## SHORT EXERCISE
Pictures aside, quote the whole listing exactly.
******************************
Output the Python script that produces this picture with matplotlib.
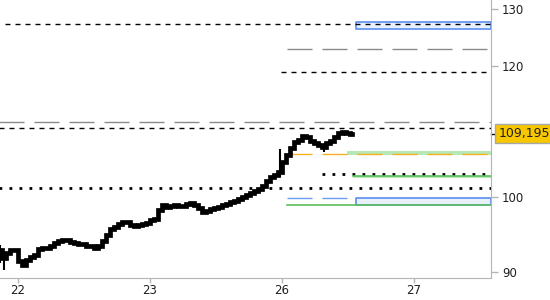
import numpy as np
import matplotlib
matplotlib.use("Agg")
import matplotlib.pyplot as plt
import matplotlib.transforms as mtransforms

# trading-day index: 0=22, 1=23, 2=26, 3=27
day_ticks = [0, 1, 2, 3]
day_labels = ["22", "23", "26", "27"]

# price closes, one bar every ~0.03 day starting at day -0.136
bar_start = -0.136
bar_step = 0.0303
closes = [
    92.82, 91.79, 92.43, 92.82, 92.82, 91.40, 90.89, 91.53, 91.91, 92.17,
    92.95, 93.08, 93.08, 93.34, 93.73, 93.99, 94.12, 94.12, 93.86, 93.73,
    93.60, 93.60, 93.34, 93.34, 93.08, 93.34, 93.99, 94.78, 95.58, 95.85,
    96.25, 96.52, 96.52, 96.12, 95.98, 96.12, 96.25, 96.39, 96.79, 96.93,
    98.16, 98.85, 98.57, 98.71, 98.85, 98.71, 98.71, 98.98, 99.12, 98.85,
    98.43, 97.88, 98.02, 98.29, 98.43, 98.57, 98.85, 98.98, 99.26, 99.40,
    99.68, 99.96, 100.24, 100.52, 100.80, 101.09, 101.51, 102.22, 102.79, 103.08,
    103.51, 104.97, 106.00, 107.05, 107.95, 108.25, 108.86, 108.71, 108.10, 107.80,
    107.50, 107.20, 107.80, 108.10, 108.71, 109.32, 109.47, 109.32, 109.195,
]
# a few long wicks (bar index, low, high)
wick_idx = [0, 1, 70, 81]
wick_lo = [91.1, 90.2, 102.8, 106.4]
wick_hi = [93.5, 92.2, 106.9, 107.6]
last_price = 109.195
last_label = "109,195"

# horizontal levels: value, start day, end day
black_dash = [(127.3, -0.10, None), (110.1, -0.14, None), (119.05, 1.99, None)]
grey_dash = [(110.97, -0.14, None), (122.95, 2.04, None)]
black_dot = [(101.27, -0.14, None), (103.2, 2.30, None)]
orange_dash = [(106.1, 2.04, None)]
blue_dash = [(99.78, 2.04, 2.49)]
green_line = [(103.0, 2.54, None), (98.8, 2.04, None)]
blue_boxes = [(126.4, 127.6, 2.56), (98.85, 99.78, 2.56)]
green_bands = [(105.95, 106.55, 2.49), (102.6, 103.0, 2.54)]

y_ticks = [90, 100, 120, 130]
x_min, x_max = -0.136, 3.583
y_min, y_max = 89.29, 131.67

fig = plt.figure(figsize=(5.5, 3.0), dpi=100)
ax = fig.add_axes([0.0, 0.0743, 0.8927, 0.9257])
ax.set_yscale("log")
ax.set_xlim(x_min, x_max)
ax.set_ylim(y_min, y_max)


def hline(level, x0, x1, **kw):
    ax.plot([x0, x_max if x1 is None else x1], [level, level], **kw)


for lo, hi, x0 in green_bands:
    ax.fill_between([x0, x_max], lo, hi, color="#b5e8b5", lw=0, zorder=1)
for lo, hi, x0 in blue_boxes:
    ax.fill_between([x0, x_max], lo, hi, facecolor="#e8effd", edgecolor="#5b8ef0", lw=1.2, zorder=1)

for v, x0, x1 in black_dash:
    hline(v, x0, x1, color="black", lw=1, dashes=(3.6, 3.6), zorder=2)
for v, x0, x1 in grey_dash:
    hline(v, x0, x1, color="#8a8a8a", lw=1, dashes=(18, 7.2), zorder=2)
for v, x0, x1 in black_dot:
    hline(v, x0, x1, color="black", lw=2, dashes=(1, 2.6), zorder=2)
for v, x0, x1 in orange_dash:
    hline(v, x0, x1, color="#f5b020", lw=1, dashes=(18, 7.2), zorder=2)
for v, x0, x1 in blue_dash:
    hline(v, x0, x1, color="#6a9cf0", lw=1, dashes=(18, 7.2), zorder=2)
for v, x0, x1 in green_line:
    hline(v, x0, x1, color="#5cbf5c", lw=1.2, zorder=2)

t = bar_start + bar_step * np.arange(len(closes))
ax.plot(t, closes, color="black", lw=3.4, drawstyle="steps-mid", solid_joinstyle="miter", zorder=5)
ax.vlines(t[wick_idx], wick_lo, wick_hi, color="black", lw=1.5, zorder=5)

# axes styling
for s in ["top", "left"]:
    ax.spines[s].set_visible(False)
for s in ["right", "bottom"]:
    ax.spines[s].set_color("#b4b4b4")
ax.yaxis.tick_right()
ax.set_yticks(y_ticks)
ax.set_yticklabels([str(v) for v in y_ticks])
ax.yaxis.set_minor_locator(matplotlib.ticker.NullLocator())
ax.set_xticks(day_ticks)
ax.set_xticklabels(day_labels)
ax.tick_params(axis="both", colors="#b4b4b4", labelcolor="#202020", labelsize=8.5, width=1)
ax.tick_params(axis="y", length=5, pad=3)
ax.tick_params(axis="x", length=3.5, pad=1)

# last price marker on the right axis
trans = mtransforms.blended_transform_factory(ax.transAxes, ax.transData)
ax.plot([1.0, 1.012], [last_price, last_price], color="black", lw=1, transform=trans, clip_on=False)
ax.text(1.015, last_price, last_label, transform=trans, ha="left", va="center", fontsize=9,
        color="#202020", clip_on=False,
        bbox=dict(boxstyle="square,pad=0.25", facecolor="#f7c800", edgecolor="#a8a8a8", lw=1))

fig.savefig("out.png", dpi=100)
******************************
## EXERCISE OUTPUT
Output the Python script that produces this picture with matplotlib.
import numpy as np
import matplotlib
matplotlib.use("Agg")
import matplotlib.pyplot as plt
import matplotlib.transforms as mtransforms

# trading-day index: 0=22, 1=23, 2=26, 3=27
day_ticks = [0, 1, 2, 3]
day_labels = ["22", "23", "26", "27"]

# price closes, one bar every ~0.03 day starting at day -0.136
bar_start = -0.136
bar_step = 0.0303
closes = [
    92.82, 91.79, 92.43, 92.82, 92.82, 91.40, 90.89, 91.53, 91.91, 92.17,
    92.95, 93.08, 93.08, 93.34, 93.73, 93.99, 94.12, 94.12, 93.86, 93.73,
    93.60, 93.60, 93.34, 93.34, 93.08, 93.34, 93.99, 94.78, 95.58, 95.85,
    96.25, 96.52, 96.52, 96.12, 95.98, 96.12, 96.25, 96.39, 96.79, 96.93,
    98.16, 98.85, 98.57, 98.71, 98.85, 98.71, 98.71, 98.98, 99.12, 98.85,
    98.43, 97.88, 98.02, 98.29, 98.43, 98.57, 98.85, 98.98, 99.26, 99.40,
    99.68, 99.96, 100.24, 100.52, 100.80, 101.09, 101.51, 102.22, 102.79, 103.08,
    103.51, 104.97, 106.00, 107.05, 107.95, 108.25, 108.86, 108.71, 108.10, 107.80,
    107.50, 107.20, 107.80, 108.10, 108.71, 109.32, 109.47, 109.32, 109.195,
]
# a few long wicks (bar index, low, high)
wick_idx = [0, 1, 70, 81]
wick_lo = [91.1, 90.2, 102.8, 106.4]
wick_hi = [93.5, 92.2, 106.9, 107.6]
last_price = 109.195
last_label = "109,195"

# horizontal levels: value, start day, end day
black_dash = [(127.3, -0.10, None), (110.1, -0.14, None), (119.05, 1.99, None)]
grey_dash = [(110.97, -0.14, None), (122.95, 2.04, None)]
black_dot = [(101.27, -0.14, None), (103.2, 2.30, None)]
orange_dash = [(106.1, 2.04, None)]
blue_dash = [(99.78, 2.04, 2.49)]
green_line = [(103.0, 2.54, None), (98.8, 2.04, None)]
blue_boxes = [(126.4, 127.6, 2.56), (98.85, 99.78, 2.56)]
green_bands = [(105.95, 106.55, 2.49), (102.6, 103.0, 2.54)]

y_ticks = [90, 100, 120, 130]
x_min, x_max = -0.136, 3.583
y_min, y_max = 89.29, 131.67

fig = plt.figure(figsize=(5.5, 3.0), dpi=100)
ax = fig.add_axes([0.0, 0.0743, 0.8927, 0.9257])
ax.set_yscale("log")
ax.set_xlim(x_min, x_max)
ax.set_ylim(y_min, y_max)


def hline(level, x0, x1, **kw):
    ax.plot([x0, x_max if x1 is None else x1], [level, level], **kw)


for lo, hi, x0 in green_bands:
    ax.fill_between([x0, x_max], lo, hi, color="#b5e8b5", lw=0, zorder=1)
for lo, hi, x0 in blue_boxes:
    ax.fill_between([x0, x_max], lo, hi, facecolor="#e8effd", edgecolor="#5b8ef0", lw=1.2, zorder=1)

for v, x0, x1 in black_dash:
    hline(v, x0, x1, color="black", lw=1, dashes=(3.6, 3.6), zorder=2)
for v, x0, x1 in grey_dash:
    hline(v, x0, x1, color="#8a8a8a", lw=1, dashes=(18, 7.2), zorder=2)
for v, x0, x1 in black_dot:
    hline(v, x0, x1, color="black", lw=2, dashes=(1, 2.6), zorder=2)
for v, x0, x1 in orange_dash:
    hline(v, x0, x1, color="#f5b020", lw=1, dashes=(18, 7.2), zorder=2)
for v, x0, x1 in blue_dash:
    hline(v, x0, x1, color="#6a9cf0", lw=1, dashes=(18, 7.2), zorder=2)
for v, x0, x1 in green_line:
    hline(v, x0, x1, color="#5cbf5c", lw=1.2, zorder=2)

t = bar_start + bar_step * np.arange(len(closes))
ax.plot(t, closes, color="black", lw=3.4, drawstyle="steps-mid", solid_joinstyle="miter", zorder=5)
ax.vlines(t[wick_idx], wick_lo, wick_hi, color="black", lw=1.5, zorder=5)

# axes styling
for s in ["top", "left"]:
    ax.spines[s].set_visible(False)
for s in ["right", "bottom"]:
    ax.spines[s].set_color("#b4b4b4")
ax.yaxis.tick_right()
ax.set_yticks(y_ticks)
ax.set_yticklabels([str(v) for v in y_ticks])
ax.yaxis.set_minor_locator(matplotlib.ticker.NullLocator())
ax.set_xticks(day_ticks)
ax.set_xticklabels(day_labels)
ax.tick_params(axis="both", colors="#b4b4b4", labelcolor="#202020", labelsize=8.5, width=1)
ax.tick_params(axis="y", length=5, pad=3)
ax.tick_params(axis="x", length=3.5, pad=1)

# last price marker on the right axis
trans = mtransforms.blended_transform_factory(ax.transAxes, ax.transData)
ax.plot([1.0, 1.012], [last_price, last_price], color="black", lw=1, transform=trans, clip_on=False)
ax.text(1.015, last_price, last_label, transform=trans, ha="left", va="center", fontsize=9,
        color="#202020", clip_on=False,
        bbox=dict(boxstyle="square,pad=0.25", facecolor="#f7c800", edgecolor="#a8a8a8", lw=1))

fig.savefig("out.png", dpi=100)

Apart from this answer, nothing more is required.